Tiziana Lioi (a cura di)

Viaggio in Cina 1907-1908. Diario di Giovanni Vacca

Roma, L’asino d’oro edizioni, 2016


Bisogna essere davvero grati al figlio Roberto Vacca per aver conservato e a Tiziana Lioi per aver riordinato e presentato le tante scritture e documentazioni relative al viaggio in Cina di Giovanni Vacca agli inizi del secolo scorso. Ci consentono di scoprire un approccio fresco e non supponente alla Cina alle soglie della modernità da parte di un italiano curioso, intraprendente e culturalmente ferrato sia dal punto di vista scientifico che letterario e linguistico. Un italiano sui generis, che si muove contro corrente ma non si fa scoraggiare dalle difficoltà, prima tra tutte quelle del finanziamento della sua missione, da parte di autorità e istituzioni nazionali chiuse in un gretto provincialismo o in grette rivalità accademiche.

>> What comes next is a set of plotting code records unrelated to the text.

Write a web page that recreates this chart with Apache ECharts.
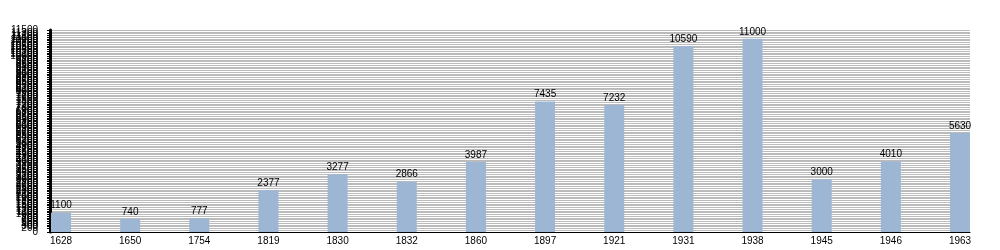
<!DOCTYPE html>
<html>
<head>
<meta charset="utf-8">
<script src="https://cdn.jsdelivr.net/npm/echarts@6/dist/echarts.min.js"></script>
<style>html,body{margin:0;padding:0;background:#fff}#c{width:1000px;height:250px}</style>
</head>
<body>
<div id="c"></div>
<script>
var years = ['1628','1650','1754','1819','1830','1832','1860','1897','1921','1931','1938','1945','1946','1963'];
var population = [1100, 740, 777, 2377, 3277, 2866, 3987, 7435, 7232, 10590, 11000, 3000, 4010, 5630];
var yMin = 0, yMax = 11500, yStep = 100;

var chart = echarts.init(document.getElementById('c'), null, {renderer: 'canvas'});
chart.setOption({
  animation: false,
  backgroundColor: '#ffffff',
  textStyle: {fontFamily: 'Liberation Sans, Arial, sans-serif'},
  grid: [
    {left: 50, right: 30, top: 30, bottom: 18},
    {left: 61, right: 40, top: 30, bottom: 18}
  ],
  xAxis: [
    {gridIndex: 0, type: 'value', min: 0, max: 1, axisLine: {show: true, lineStyle: {color: '#000', width: 1}},
     axisTick: {show: false}, axisLabel: {show: false}, splitLine: {show: false}},
    {gridIndex: 1, type: 'category', data: years, boundaryGap: false,
     axisLine: {show: false}, axisTick: {show: false}, splitLine: {show: false},
     axisLabel: {color: '#000', fontSize: 10, margin: 4, interval: 0, fontFamily: 'Liberation Sans, Arial, sans-serif'}}
  ],
  yAxis: [
    {gridIndex: 0, type: 'value', min: yMin, max: yMax, interval: yStep,
     axisLine: {show: true, lineStyle: {color: '#000', width: 3}},
     axisTick: {show: true, length: 3, lineStyle: {color: '#000', width: 1}},
     axisLabel: {color: '#000', fontSize: 10, margin: 12, showMinLabel: true, showMaxLabel: true,
                 formatter: function (v) { return String(v); },
                 fontFamily: 'Liberation Sans, Arial, sans-serif'},
     splitLine: {show: true, lineStyle: {color: '#bbbbbb', width: 1}}},
    {gridIndex: 1, type: 'value', min: yMin, max: yMax, show: false, splitLine: {show: false}}
  ],
  series: [{
    type: 'bar',
    xAxisIndex: 1,
    yAxisIndex: 1,
    data: population,
    barWidth: 20,
    clip: false,
    itemStyle: {color: '#9db6d3'},
    label: {show: true, position: 'top', distance: 2, color: '#000', fontSize: 10,
            fontFamily: 'Liberation Sans, Arial, sans-serif'}
  }]
});
</script>
</body>
</html>
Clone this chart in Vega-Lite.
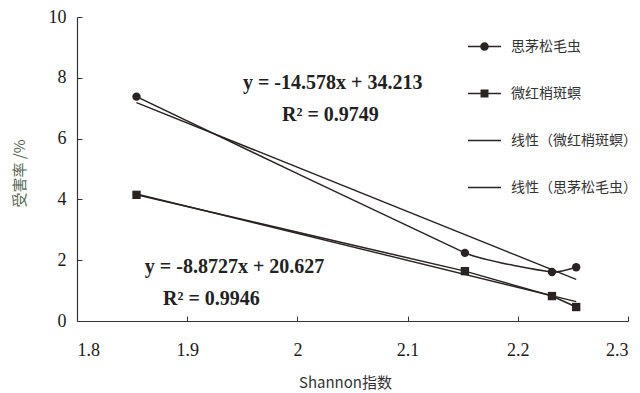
{
  "$schema": "https://vega.github.io/schema/vega-lite/v6.json",
  "autosize": {"type": "none"},
  "width": 551,
  "height": 304,
  "padding": {"left": 77, "top": 17, "right": 12, "bottom": 72},
  "background": "#ffffff",
  "config": {
    "view": {"stroke": null},
    "axis": {
      "grid": false,
      "domainColor": "#333333",
      "domainWidth": 1.2,
      "tickColor": "#333333",
      "labelColor": "#1a1a1a",
      "labelFont": "Liberation Serif",
      "labelFontSize": 18,
      "titleColor": "#333333",
      "titleFontWeight": "normal"
    },
    "legend": {
      "labelFont": "Noto Sans CJK SC",
      "labelFontSize": 14,
      "labelColor": "#333333",
      "symbolOpacity": 1,
      "symbolFillColor": "#2b2222",
      "symbolStrokeColor": "transparent"
    }
  },
  "datasets": {
    "pts": [
      {"series": "思茅松毛虫", "x": 1.854, "y": 7.38},
      {"series": "思茅松毛虫", "x": 2.152, "y": 2.24},
      {"series": "思茅松毛虫", "x": 2.231, "y": 1.61},
      {"series": "思茅松毛虫", "x": 2.253, "y": 1.77},
      {"series": "微红梢斑螟", "x": 1.854, "y": 4.15},
      {"series": "微红梢斑螟", "x": 2.152, "y": 1.64},
      {"series": "微红梢斑螟", "x": 2.231, "y": 0.82},
      {"series": "微红梢斑螟", "x": 2.253, "y": 0.46}
    ],
    "trend": [
      {"series": "线性（思茅松毛虫）", "x": 1.854, "y": 7.185},
      {"series": "线性（思茅松毛虫）", "x": 2.253, "y": 1.369},
      {"series": "线性（微红梢斑螟）", "x": 1.854, "y": 4.177},
      {"series": "线性（微红梢斑螟）", "x": 2.253, "y": 0.637}
    ],
    "eq": [
      {"label": "y = -14.578x + 34.213", "x": 2.032, "y": 7.83},
      {"label": "R² = 0.9749", "x": 2.03, "y": 6.76},
      {"label": "y = -8.8727x + 20.627", "x": 1.943, "y": 1.78},
      {"label": "R² = 0.9946", "x": 1.922, "y": 0.74}
    ]
  },
  "encoding": {
    "x": {
      "field": "x", "type": "quantitative",
      "scale": {"domain": [1.8, 2.3], "nice": false, "zero": false},
      "axis": {
        "values": [1.8, 1.9, 2.0, 2.1, 2.2, 2.3],
        "format": "~g",
        "tickSize": -5,
        "labelPadding": 25,
        "title": "Shannon指数",
        "titleFont": "Noto Sans CJK SC",
        "titleFontSize": 15,
        "titleX": 268,
        "titleY": 61,
        "titleBaseline": "middle",
        "titleAlign": "center"
      }
    },
    "y": {
      "field": "y", "type": "quantitative",
      "scale": {"domain": [0, 10], "nice": false},
      "axis": {
        "values": [0, 2, 4, 6, 8, 10],
        "format": "d",
        "tickSize": -5,
        "labelPadding": 16,
        "title": "受害率 /%",
        "titleFont": "Noto Sans CJK SC",
        "titleFontSize": 15,
        "titleColor": "#556655",
        "titleX": -58,
        "titleY": 156,
        "titleAngle": -90,
        "titleBaseline": "middle",
        "titleAlign": "center"
      }
    }
  },
  "layer": [
    {
      "data": {"name": "pts"},
      "transform": [{"filter": "datum.series === '思茅松毛虫'"}],
      "mark": {"type": "line", "interpolate": "cardinal", "tension": 0.7, "color": "#2b2222", "strokeWidth": 1.5}
    },
    {
      "data": {"name": "pts"},
      "transform": [{"filter": "datum.series === '微红梢斑螟'"}],
      "mark": {"type": "line", "color": "#2b2222", "strokeWidth": 1.5}
    },
    {
      "data": {"name": "trend"},
      "mark": {"type": "line", "color": "#2b2222", "strokeWidth": 1.4},
      "encoding": {"detail": {"field": "series"}}
    },
    {
      "data": {"name": "pts"},
      "transform": [{"filter": "datum.series === '思茅松毛虫'"}],
      "mark": {"type": "circle", "size": 70, "color": "#2b2222", "opacity": 1}
    },
    {
      "data": {"name": "pts"},
      "transform": [{"filter": "datum.series === '微红梢斑螟'"}],
      "mark": {"type": "square", "size": 70, "color": "#2b2222", "opacity": 1}
    },
    {
      "data": {"name": "eq"},
      "mark": {"type": "text", "font": "Liberation Serif", "fontSize": 20, "fontWeight": "bold", "color": "#222222", "align": "center", "baseline": "middle"},
      "encoding": {"text": {"field": "label"}}
    },
    {
      "data": {"name": "pts"},
      "mark": {"type": "point", "opacity": 0, "filled": true, "color": "#2b2222"},
      "encoding": {
        "shape": {
          "field": "series", "type": "nominal",
          "scale": {
            "domain": ["思茅松毛虫", "微红梢斑螟", "线性（微红梢斑螟）", "线性（思茅松毛虫）"],
            "range": [
              "M0.26,0A0.26,0.26,0,1,1,-0.26,0A0.26,0.26,0,1,1,0.26,0ZM-1,-0.045L-0.25,-0.045L-0.25,0.045L-1,0.045ZM0.25,-0.045L1,-0.045L1,0.045L0.25,0.045Z",
              "M-0.24,-0.24L0.24,-0.24L0.24,0.24L-0.24,0.24ZM-1,-0.045L-0.24,-0.045L-0.24,0.045L-1,0.045ZM0.24,-0.045L1,-0.045L1,0.045L0.24,0.045Z",
              "M-1,-0.045L1,-0.045L1,0.045L-1,0.045Z",
              "M-1,-0.045L1,-0.045L1,0.045L-1,0.045Z"
            ]
          },
          "legend": {
            "title": null,
            "orient": "none",
            "legendX": 390,
            "legendY": 12,
            "symbolSize": 1089,
            "rowPadding": 22,
            "labelOffset": 9
          }
        }
      }
    }
  ]
}
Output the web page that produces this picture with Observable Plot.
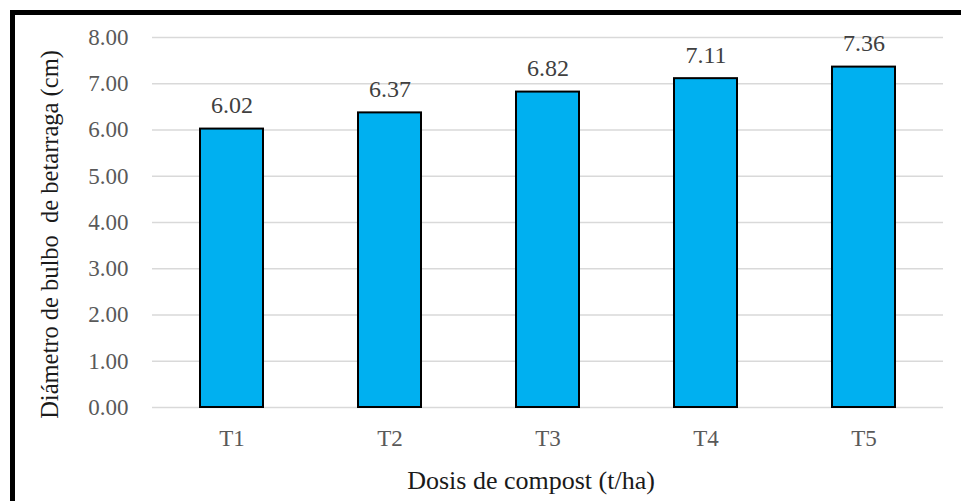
<!DOCTYPE html>
<html>
<head>
<meta charset="utf-8">
<script src="https://cdn.jsdelivr.net/npm/d3@7"></script>
<script src="https://cdn.jsdelivr.net/npm/@observablehq/plot@0.6"></script>
<style>
  html, body { margin: 0; padding: 0; background: #fff; overflow: hidden; }
  #wrap { position: relative; width: 961px; height: 501px; overflow: hidden; }
  #frame { position: absolute; left: 10px; top: 10px; width: 980px; height: 520px;
           border-top: 5px solid #000; border-left: 5px solid #000; box-sizing: border-box; }
  #chart { position: absolute; left: 0; top: 0; }
</style>
</head>
<body>
<div id="wrap"><div id="frame"></div><div id="chart"></div></div>
<script>
const categories = ["T1", "T2", "T3", "T4", "T5"];
const values = [6.02, 6.37, 6.82, 7.11, 7.36];
const yTicks = [0, 1, 2, 3, 4, 5, 6, 7, 8];
const xTitle = "Dosis de compost (t/ha)";
const yTitle = "Diámetro de bulbo\u00a0 de betarraga (cm)";

const data = categories.map((c, i) => ({cat: c, val: values[i]}));
const font = "Liberation Serif";

const chart = Plot.plot({
  width: 961,
  height: 501,
  marginLeft: 152,
  marginRight: 18,
  marginTop: 37,
  marginBottom: 94,
  style: {fontFamily: font, background: "transparent", overflow: "visible"},
  x: {domain: categories, paddingInner: 0.6, paddingOuter: 0.3, label: null},
  y: {domain: [0, 8], label: null},
  marks: [
    Plot.ruleY(yTicks, {stroke: "#d9d9d9", strokeWidth: 1.5}),
    Plot.barY(data, {x: "cat", y: "val", fill: "#00b0f0", stroke: "#000", strokeWidth: 2}),
    Plot.text(data, {x: "cat", y: "val", text: d => d.val.toFixed(2), dy: -16, lineAnchor: "bottom",
      fill: "#404040", fontSize: 24, fontFamily: font}),
    Plot.axisY({ticks: yTicks, tickFormat: d3.format(".2f"), tickSize: 0, tickPadding: 24,
      fontSize: 23, color: "#595959", label: null, fontFamily: font}),
    Plot.axisX({tickSize: 0, tickPadding: 22, fontSize: 23, color: "#595959", label: null, fontFamily: font}),
    Plot.text([xTitle], {frameAnchor: "bottom", text: d => d, dx: -17, dy: 73, lineAnchor: "middle",
      textAnchor: "middle", fontSize: 26, fill: "#1a1a1a", fontFamily: font}),
    Plot.text([yTitle], {frameAnchor: "left", text: d => d, rotate: -90, dx: -102, dy: 12, lineAnchor: "middle",
      textAnchor: "middle", fontSize: 24.5, fill: "#1a1a1a", fontFamily: font})
  ]
});

document.getElementById("chart").appendChild(chart);
</script>
</body>
</html>
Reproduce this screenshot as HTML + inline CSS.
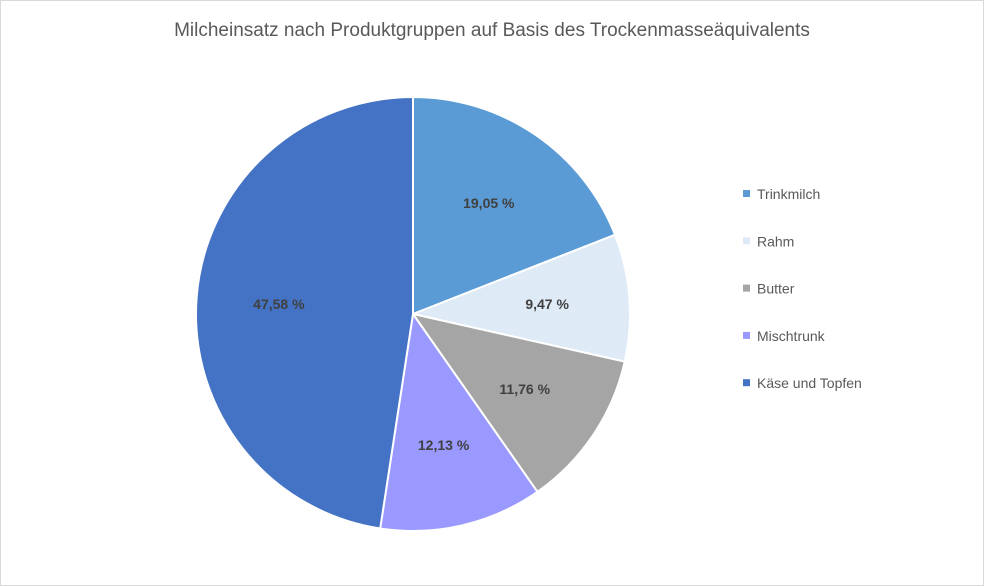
<!DOCTYPE html>
<html><head><meta charset="utf-8"><style>
body{margin:0;background:#fff;}
#wrap{position:relative;width:984px;height:586px;overflow:hidden;}
svg text{font-family:"Liberation Sans",sans-serif;}
</style></head><body>
<div id="wrap">
<svg id="chart" width="984" height="586">
<rect x="0.5" y="0.5" width="983" height="585" fill="#fff" stroke="#d9d9d9"/>
<text x="492" y="36" text-anchor="middle" font-size="19" fill="#595959">Milcheinsatz nach Produktgruppen auf Basis des Trockenmasseäquivalents</text>
<g id="slices"></g>
<g id="labels"></g>
<g id="legend"></g>
</svg>
</div>
<script>
const categories=["Trinkmilch","Rahm","Butter","Mischtrunk","Käse und Topfen"];
const values=[19.05,9.47,11.76,12.13,47.58];
const valueLabels=["19,05 %","9,47 %","11,76 %","12,13 %","47,58 %"];
const colors=["#5B9BD5","#DEEBF7","#A5A5A5","#9999FF","#4472C4"];
const NS="http://www.w3.org/2000/svg";
const cx=413,cy=314,R=217;
const total=values.reduce((a,b)=>a+b,0);
function pt(a,r){return [cx+r*Math.sin(a),cy-r*Math.cos(a)];}
let start=0;
const gS=document.getElementById('slices'),gL=document.getElementById('labels'),gG=document.getElementById('legend');
values.forEach((v,i)=>{
  const ang=v/total*2*Math.PI,end=start+ang;
  const [x1,y1]=pt(start,R),[x2,y2]=pt(end,R);
  const p=document.createElementNS(NS,'path');
  p.setAttribute('d',`M${cx},${cy} L${x1},${y1} A${R},${R} 0 ${ang>Math.PI?1:0} 1 ${x2},${y2} Z`);
  p.setAttribute('fill',colors[i]);p.setAttribute('stroke','#fff');p.setAttribute('stroke-width','2');
  
  
  gS.appendChild(p);
  const [lx,ly]=pt(start+ang/2,R*0.62);
  const t=document.createElementNS(NS,'text');
  t.setAttribute('x',lx);t.setAttribute('y',ly+5);t.setAttribute('text-anchor','middle');
  t.setAttribute('font-size','14');t.setAttribute('font-weight','bold');t.setAttribute('fill','#404040');
  t.textContent=valueLabels[i];
  
  
  gL.appendChild(t);
  const ry=194+i*47.3;
  const sq=document.createElementNS(NS,'rect');
  sq.setAttribute('x',743);sq.setAttribute('y',ry-4);sq.setAttribute('width',7);sq.setAttribute('height',7);sq.setAttribute('fill',colors[i]);
  
  
  gG.appendChild(sq);
  const lt=document.createElementNS(NS,'text');
  lt.setAttribute('x',757);lt.setAttribute('y',ry+5);lt.setAttribute('font-size','14');lt.setAttribute('fill','#595959');
  lt.textContent=categories[i];
  
  
  gG.appendChild(lt);
  start=end;
});
</script>
</body></html>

Con un background matematico che lo spinge a incuriosirsi della scrittura ideografica cinese, ispirato anche dai commenti di Leibniz sui nessi tra il sistema binario e i segni divinatori dell’I Ching, Vacca si appassiona allo studio del cinese che approfondisce all’università di Firenze con Puini. Il suo spirito pragmatico lo spinge a cercare un contatto diretto col paese, e trova l’appoggio dell’antropologo Mantegazza, presidente dell’Associazione per l’esplorazione dell’Asia centrale e dell’Estremo Oriente, e di Ludovico Nocentini, professore di lingue e letterature dell’Estremo Oriente dell’Università di Roma. Grabndi difficoltà invece ad ottenere pubblici finanziamenti, tanto che soetrrà personalmente gran parte delle spese di viaggio.

Siamo agli albori degli studi sinologici italiani e Vacca ne è un antesignano ed un promotore al ritorno, annoverandosi tra i fondatori dell’ISMEO, quell’istituto di studi sul Medio e l’Estremo Oriente  il cui prezioso patrimonio bibliotecario ed archivistico rischia di andare disperso dopo la messa in liquidazione nel 2012.

Già nell’avventura coraggiosa e nelle relazioni di Vacca durante e a seguito della permanenza di due anni in Cina, si colgono i tratti distintivi della prudenza italiana a muoversi nella dimensione asiatica e la mancanza di supporto a cui saranno condannati tanti valenti studiosi (si pensi a Giuseppe Tucci, che sarà allievo di Vacca, e che ha una rinomanza internazionale senza riscontro in una continuità di struttura culturale di sostegno.in Italia).

Il diario di viaggio di Vacca, le sue relazioni e le lettere che scambia con accademici e intellettuali italiani (anche Prezzolini e Papini) sono di grande interesse e fascino sia per la concretezza descrittiva dell’approccio, sia per la mancanza di pregiudizi e la grande apertura verso la civiltà e la popolazione cinese. Spirito laico e di formazione socialisteggiante, Vacca cerca un rapporto paritario e conquista amicizie tra i cinesi, osservandone la spinta verso la modernizzazione e auspicando che l’Italia riesca ad inserirsi nelle relazioni commerciali e diplomatiche che incoraggino questa antica civiltà ad aprirsi allo sviluppo tecnico e scientifico.

“La verità.-scrive nella sua Relazione di viaggio– è che l’Europa e l’Asia non sono due continenti separati, ma un continente solo, che felicemente è stato chiamato Eurasia, e che le due civiltà che si sono svolte all’estremo oriente e all’estremo occidente di quest’unica terra, si completano a vicenda e sono legate da vincoli assai più molteplici e diretti di quanto generalmente si crede”.

C’è voluto forse più di un secolo perché questa consapevolezza si facesse più diffusa.

Apprezzabile l’apparato di note e la bibliografia finale, così come l’abilità di Tiziana Lioi di raccordare e sintetizzare quanto non pubblicato; forse una indicazione più minuziosa delle fonti archivistiche avrebbe giovato.